Run the following command (on each worker node, not on the master) to untar the hadoop file. We are purposely using a different tar archive name (i.e., myHadoopWorker.tar), so if you get “file not found” error, that means you are running this command on the master node or have not yet successfully copied myHadoopWorker.tar file to the worker.
tar xvf myHadoopWorker.tar
Once you are done, run this on the master (nothing needs to be done on the workers to format the cluster unless you are re-formatting, in which case you’ll need to delete the dfs directory).
hadoop namenode -format
Once you have successfully completed the previous steps, you should can start and use your new cluster by going to the master node and running the start-dfs.sh and start-yarn.sh scripts (you do not need to explicitly start anything on worker nodes – the master will do that for you).

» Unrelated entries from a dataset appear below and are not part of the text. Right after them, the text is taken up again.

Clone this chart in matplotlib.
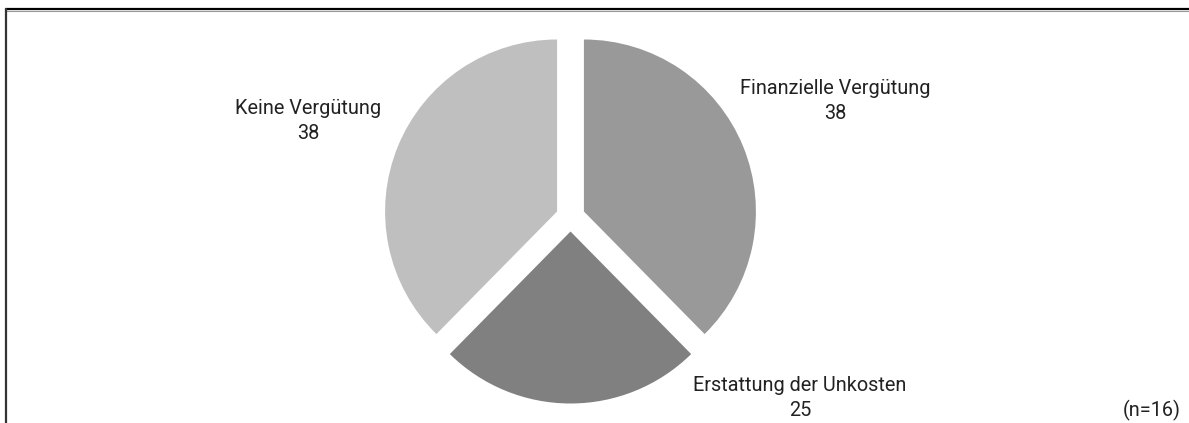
import numpy as np
import matplotlib
matplotlib.use('Agg')
import matplotlib.pyplot as plt

# ─── Data (percent shares, n=16)
categories = ['Finanzielle Vergütung', 'Erstattung der Unkosten', 'Keine Vergütung']
shares = [38, 25, 38]
colors = ['#999999', '#808080', '#bfbfbf']
n_total = 16

plt.rcParams['font.family'] = ['Roboto', 'DejaVu Sans']

W, H = 1189, 423
fig = plt.figure(figsize=(W / 100, H / 100), dpi=100)
ax = fig.add_axes([0, 0, 1, 1])

# ─── Pie, exploded, clockwise from 12 o'clock (axes in pixel units)
radius = 172
ax.pie(shares, colors=colors, startangle=90, counterclock=False,
       radius=radius, center=(570.5, H - 217),
       explode=[14.5] * len(shares),
       wedgeprops=dict(linewidth=0))
ax.set_xlim(0, W)
ax.set_ylim(0, H)
ax.set_aspect('equal')
ax.axis('off')

# ─── Labels
label_pos = [(835, H - 101), (800, H - 398), (308, H - 121)]
for cat, val, (x, y) in zip(categories, shares, label_pos):
    ax.text(x, y, f"{cat}\n{val}", ha='center', va='center',
            fontsize=14.3, color='#222222', linespacing=1.35)

ax.text(1181, H - 410, f"(n={n_total})", ha='right', va='center',
        fontsize=14.3, color='#222222')

# ─── Frame lines (top and left)
ax.plot([5, W], [H - 8.5, H - 8.5], color='black', lw=1.6, solid_capstyle='butt')
ax.plot([5, W], [H - 10.5, H - 10.5], color='#999999', lw=0.8, solid_capstyle='butt')
ax.plot([5.5, 5.5], [0, H - 8], color='#333333', lw=1.6, solid_capstyle='butt')

fig.savefig('out.png', dpi=100)
plt.close(fig)
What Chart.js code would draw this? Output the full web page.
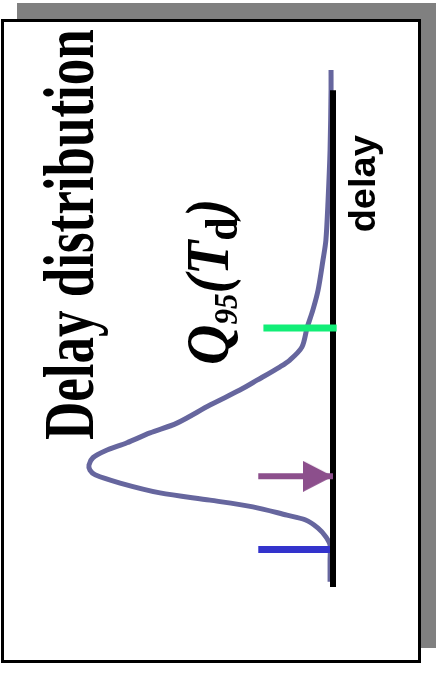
<!DOCTYPE html>
<html>
<head>
<meta charset="utf-8">
<title>Delay distribution</title>
<script src="https://cdn.jsdelivr.net/npm/chart.js@4/dist/chart.umd.min.js"></script>
<style>
  html, body { margin: 0; padding: 0; background: #fff; }
  #stage { position: relative; width: 436px; height: 678px; overflow: hidden; }
  #shadow { position: absolute; left: 17px; top: 3px; width: 419px; height: 645px; background: #808080; }
  #card { position: absolute; left: 1px; top: 19px; width: 414px; height: 638px; background: #fff; border: 3px solid #000; }
  #chart { position: absolute; left: 0; top: 0; }
</style>
</head>
<body>
<div id="stage">
  <div id="shadow"></div>
  <div id="card"></div>
  <canvas id="chart" width="436" height="678"></canvas>
</div>
<script>
// delay runs up the page, density grows to the left
const curveDelay = [10.0, 9.61, 8.45, 7.49, 6.71, 6.32, 5.74, 5.36, 5.01, 4.64, 4.39, 4.26,
  4.00, 3.81, 3.52, 3.17, 2.98, 2.79, 2.63, 2.50, 2.36, 2.26, 2.17, 2.01, 1.82, 1.68,
  1.55, 1.39, 1.30, 1.14, 0.97, 0.81, 0.52, 0.10];
const curveDensity = [0.008, 0.008, 0.012, 0.020, 0.029, 0.041, 0.061, 0.082, 0.106, 0.127, 0.176, 0.216,
  0.310, 0.380, 0.502, 0.637, 0.747, 0.841, 0.931, 0.980, 0.996, 0.992, 0.971, 0.869, 0.706, 0.502,
  0.327, 0.188, 0.114, 0.061, 0.029, 0.012, 0.012, 0.012];

// axis extent (delay units)
const axisRange = [0, 9.61];

// markers: 95% quantile, arrow, minimum delay
const q95Delay = 5.01;
const q95Length = [0.284, -0.015];
const arrowDelay = 2.14;
const arrowLength = [0.305, 0];
const minDelay = 0.725;
const minLength = [0.305, 0];

const pts = (xs, ys) => xs.map((x, i) => ({ x: x, y: ys[i] }));
const flat = (xs, y) => xs.map(x => ({ x: x, y: y }));

// arrow head as an image whose tip sits at its centre
const head = document.createElement('canvas');
head.width = 60;
head.height = 31;
(function () {
  const c = head.getContext('2d');
  c.fillStyle = '#8c4f8c';
  c.beginPath();
  c.moveTo(0, 0);
  c.lineTo(30, 15.5);
  c.lineTo(0, 31);
  c.closePath();
  c.fill();
})();

function upText(ctx, text, x, y, font, stretch) {
  ctx.save();
  ctx.translate(x, y);
  ctx.rotate(-Math.PI / 2);
  ctx.scale(1, stretch);
  ctx.font = font;
  ctx.fillText(text, 0, 0);
  ctx.restore();
}

const labels = {
  id: 'labels',
  afterDatasetsDraw(chart) {
    const ctx = chart.ctx;
    const { x, y } = chart.scales;
    ctx.fillStyle = '#000';
    ctx.textBaseline = 'alphabetic';

    upText(ctx, 'Delay distribution', 93, 440, 'bold 53px "Liberation Serif"', 1.37);

    // Q95(Td) with subscripts, placed beside the quantile marker
    const s = 1.08;
    const it = px => 'italic bold ' + px + 'px "Liberation Serif"';
    const parts = [
      ['Q', it(56), 0], ['95', it(31), 9], ['(', it(56), 0],
      ['T', it(56), 0], ['d', 'bold 42px "Liberation Serif"', 9], [')', it(56), 0]
    ];
    ctx.save();
    ctx.translate(x.getPixelForValue(0.429), y.getPixelForValue(q95Delay) + 37);
    ctx.rotate(-Math.PI / 2);
    ctx.scale(1, s);
    let adv = 0;
    for (const [t, f, drop] of parts) {
      ctx.font = f;
      ctx.fillText(t, adv, drop / s);
      adv += ctx.measureText(t).width;
    }
    ctx.restore();

    upText(ctx, 'delay', chart.chartArea.right + 42, y.getPixelForValue(6.86),
      'bold 38px "Liberation Sans"', 0.98);
  }
};

new Chart(document.getElementById('chart'), {
  type: 'scatter',
  data: {
    datasets: [
      {
        label: 'density',
        data: pts(curveDensity, curveDelay),
        showLine: true,
        borderColor: '#66669e',
        borderWidth: 5,
        tension: 0.3,
        pointRadius: 0,
        clip: false,
        order: 3
      },
      {
        label: 'min',
        data: flat(minLength, minDelay),
        showLine: true,
        borderColor: '#3333cc',
        borderWidth: 7,
        pointRadius: 0,
        clip: false,
        order: 2
      },
      {
        label: 'axis',
        data: axisRange.map(d => ({ x: 0, y: d })),
        showLine: true,
        borderColor: '#000',
        borderWidth: 6,
        pointRadius: 0,
        clip: false,
        order: 1
      },
      {
        label: 'Q95',
        data: flat(q95Length, q95Delay),
        showLine: true,
        borderColor: '#11ee77',
        borderWidth: 7,
        pointRadius: 0,
        clip: false,
        order: 0
      },
      {
        label: 'arrow',
        data: flat(arrowLength, arrowDelay),
        showLine: true,
        borderColor: '#8c4f8c',
        borderWidth: 6,
        pointStyle: head,
        pointRadius: [0, 15],
        clip: false,
        order: 0
      }
    ]
  },
  options: {
    responsive: false,
    animation: false,
    events: [],
    layout: { padding: { left: 88, right: 103, top: 70, bottom: 91 } },
    scales: {
      x: { type: 'linear', display: false, min: 0, max: 1, reverse: true },
      y: { type: 'linear', display: false, min: 0, max: 10 }
    },
    plugins: {
      legend: { display: false },
      tooltip: { enabled: false }
    }
  },
  plugins: [labels]
});
</script>
</body>
</html>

You should verify that the cluster is running by pointing your browser to the link below.
http://[insert-the-public-ip-of-master]:50070/
Make sure that the cluster is operational (you can see the 4 nodes under Datanodes tab).
Submit a screenshot of your cluster status view.
Repeat the steps for wordcount using bioproject.xml from Assignment 1 and submit screenshots of running it.
Submit a short paragraph with a discussion about how the results compare (faster? slower? How much faster/slower? Due to what?)
Part 2: Hive
Run the following three (1.2, 1.3 and 2.1) queries in Hive and record the time they take to execute: http://rasinsrv07.cstcis.cti.depaul.edu/CSC555/SSBM1/SSBM_queries.sql
Perform the following transform operation using SELECT TRANSFORM on the customer table by creating a new table:
For the c_address column, shorten it to 8 characters (i.e., if the value is longer, remove extra characters, but otherwise keep it as-is). For c_city, add a space and a # to indicate the digit at the end (e.g., UNITED KI2 = UNITED KI #2, or INDONESIA4 = INDONESIA #4). Make sure to modify the columns of the target table accordingly (since you are introducing longer columns).
Part 3: Pig
Convert and load the data into Pig, implementing only queries 0.1, 0.2, 0.3. Do not implement all queries.
Check disk storage space in HDFS, if your disk usage is over 90% Pig may hang without an error or a warning.
One easy way to time Pig is as follows: put your sequence of pig commands into a text file and then run, from command line in pig directory (e.g., [ec2-user@ip-172-31-6-39 pig-0.15.0]$), bin/pig -f pig_script.pig (which will inform you how long the pig script took to run).
Part 4: Hadoop Streaming
Implement queries 0.2 and 0.3 using Hadoop streaming with python.
NOTE: You may implement this part in Java if you prefer.
Submit a single document containing your written answers. Be sure that this document contains your name and “CSC 555 Project Phase 1” at the top.